◆ PROBLEM:
Exactly as written, retype the listing below, omitting the pictures.

◆ DATA SHOWN:
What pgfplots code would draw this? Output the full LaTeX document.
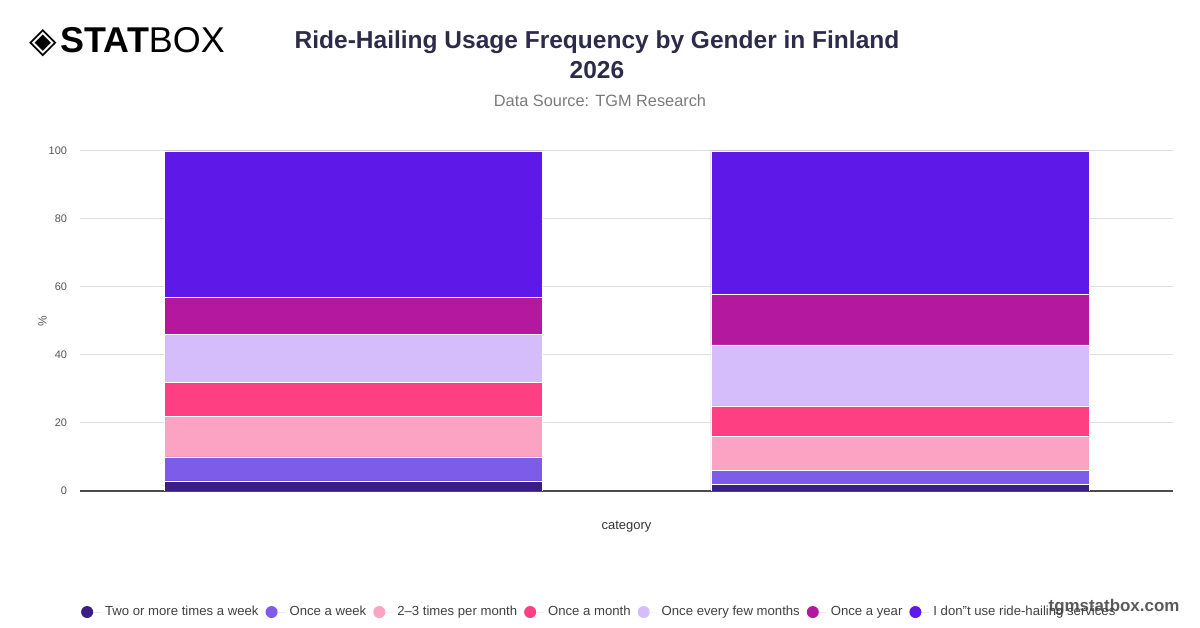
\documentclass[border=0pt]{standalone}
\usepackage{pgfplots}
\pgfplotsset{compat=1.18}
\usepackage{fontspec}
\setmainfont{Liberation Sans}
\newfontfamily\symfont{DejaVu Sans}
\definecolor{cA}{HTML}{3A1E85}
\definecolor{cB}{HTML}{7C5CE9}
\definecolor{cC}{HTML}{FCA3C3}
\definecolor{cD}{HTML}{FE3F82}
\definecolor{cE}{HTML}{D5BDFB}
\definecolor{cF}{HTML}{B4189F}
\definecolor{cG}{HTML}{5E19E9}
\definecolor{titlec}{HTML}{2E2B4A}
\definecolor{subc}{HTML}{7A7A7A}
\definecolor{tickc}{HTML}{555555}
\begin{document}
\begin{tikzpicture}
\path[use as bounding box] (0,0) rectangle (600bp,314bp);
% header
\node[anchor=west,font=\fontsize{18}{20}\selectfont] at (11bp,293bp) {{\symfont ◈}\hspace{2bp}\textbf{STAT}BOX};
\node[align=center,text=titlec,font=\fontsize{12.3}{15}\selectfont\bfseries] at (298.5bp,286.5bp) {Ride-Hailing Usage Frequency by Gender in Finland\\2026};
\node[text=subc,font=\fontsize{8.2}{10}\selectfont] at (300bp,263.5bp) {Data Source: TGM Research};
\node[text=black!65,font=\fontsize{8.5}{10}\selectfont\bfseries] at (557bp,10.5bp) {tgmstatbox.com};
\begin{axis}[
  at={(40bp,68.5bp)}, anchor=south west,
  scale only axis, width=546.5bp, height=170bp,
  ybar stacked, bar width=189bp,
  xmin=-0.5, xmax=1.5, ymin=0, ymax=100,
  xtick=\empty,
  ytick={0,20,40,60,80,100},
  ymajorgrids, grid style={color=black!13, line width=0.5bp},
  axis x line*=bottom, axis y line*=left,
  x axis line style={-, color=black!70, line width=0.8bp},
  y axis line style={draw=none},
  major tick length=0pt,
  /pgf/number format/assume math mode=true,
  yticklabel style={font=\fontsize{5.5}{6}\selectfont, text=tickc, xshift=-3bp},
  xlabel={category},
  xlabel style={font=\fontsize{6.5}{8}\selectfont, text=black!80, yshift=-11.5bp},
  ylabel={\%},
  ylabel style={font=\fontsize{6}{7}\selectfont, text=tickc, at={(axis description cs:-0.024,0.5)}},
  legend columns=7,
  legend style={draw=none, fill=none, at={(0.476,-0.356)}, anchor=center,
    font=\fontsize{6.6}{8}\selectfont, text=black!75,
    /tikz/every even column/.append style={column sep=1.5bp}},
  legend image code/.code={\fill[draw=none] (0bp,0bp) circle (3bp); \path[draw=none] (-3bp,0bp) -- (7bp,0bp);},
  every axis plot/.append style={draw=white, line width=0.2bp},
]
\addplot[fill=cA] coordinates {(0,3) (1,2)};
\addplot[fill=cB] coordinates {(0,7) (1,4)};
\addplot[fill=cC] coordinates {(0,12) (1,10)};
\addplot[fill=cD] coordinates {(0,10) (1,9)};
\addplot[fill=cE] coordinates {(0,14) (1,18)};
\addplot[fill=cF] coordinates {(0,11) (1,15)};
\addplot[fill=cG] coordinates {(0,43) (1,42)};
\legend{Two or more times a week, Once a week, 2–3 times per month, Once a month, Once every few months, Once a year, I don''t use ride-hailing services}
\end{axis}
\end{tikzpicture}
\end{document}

◆ EXERCISE RESPONSE:
What pgfplots code would draw this? Output the full LaTeX document.
\documentclass[border=0pt]{standalone}
\usepackage{pgfplots}
\pgfplotsset{compat=1.18}
\usepackage{fontspec}
\setmainfont{Liberation Sans}
\newfontfamily\symfont{DejaVu Sans}
\definecolor{cA}{HTML}{3A1E85}
\definecolor{cB}{HTML}{7C5CE9}
\definecolor{cC}{HTML}{FCA3C3}
\definecolor{cD}{HTML}{FE3F82}
\definecolor{cE}{HTML}{D5BDFB}
\definecolor{cF}{HTML}{B4189F}
\definecolor{cG}{HTML}{5E19E9}
\definecolor{titlec}{HTML}{2E2B4A}
\definecolor{subc}{HTML}{7A7A7A}
\definecolor{tickc}{HTML}{555555}
\begin{document}
\begin{tikzpicture}
\path[use as bounding box] (0,0) rectangle (600bp,314bp);
% header
\node[anchor=west,font=\fontsize{18}{20}\selectfont] at (11bp,293bp) {{\symfont ◈}\hspace{2bp}\textbf{STAT}BOX};
\node[align=center,text=titlec,font=\fontsize{12.3}{15}\selectfont\bfseries] at (298.5bp,286.5bp) {Ride-Hailing Usage Frequency by Gender in Finland\\2026};
\node[text=subc,font=\fontsize{8.2}{10}\selectfont] at (300bp,263.5bp) {Data Source: TGM Research};
\node[text=black!65,font=\fontsize{8.5}{10}\selectfont\bfseries] at (557bp,10.5bp) {tgmstatbox.com};
\begin{axis}[
  at={(40bp,68.5bp)}, anchor=south west,
  scale only axis, width=546.5bp, height=170bp,
  ybar stacked, bar width=189bp,
  xmin=-0.5, xmax=1.5, ymin=0, ymax=100,
  xtick=\empty,
  ytick={0,20,40,60,80,100},
  ymajorgrids, grid style={color=black!13, line width=0.5bp},
  axis x line*=bottom, axis y line*=left,
  x axis line style={-, color=black!70, line width=0.8bp},
  y axis line style={draw=none},
  major tick length=0pt,
  /pgf/number format/assume math mode=true,
  yticklabel style={font=\fontsize{5.5}{6}\selectfont, text=tickc, xshift=-3bp},
  xlabel={category},
  xlabel style={font=\fontsize{6.5}{8}\selectfont, text=black!80, yshift=-11.5bp},
  ylabel={\%},
  ylabel style={font=\fontsize{6}{7}\selectfont, text=tickc, at={(axis description cs:-0.024,0.5)}},
  legend columns=7,
  legend style={draw=none, fill=none, at={(0.476,-0.356)}, anchor=center,
    font=\fontsize{6.6}{8}\selectfont, text=black!75,
    /tikz/every even column/.append style={column sep=1.5bp}},
  legend image code/.code={\fill[draw=none] (0bp,0bp) circle (3bp); \path[draw=none] (-3bp,0bp) -- (7bp,0bp);},
  every axis plot/.append style={draw=white, line width=0.2bp},
]
\addplot[fill=cA] coordinates {(0,3) (1,2)};
\addplot[fill=cB] coordinates {(0,7) (1,4)};
\addplot[fill=cC] coordinates {(0,12) (1,10)};
\addplot[fill=cD] coordinates {(0,10) (1,9)};
\addplot[fill=cE] coordinates {(0,14) (1,18)};
\addplot[fill=cF] coordinates {(0,11) (1,15)};
\addplot[fill=cG] coordinates {(0,43) (1,42)};
\legend{Two or more times a week, Once a week, 2–3 times per month, Once a month, Once every few months, Once a year, I don''t use ride-hailing services}
\end{axis}
\end{tikzpicture}
\end{document}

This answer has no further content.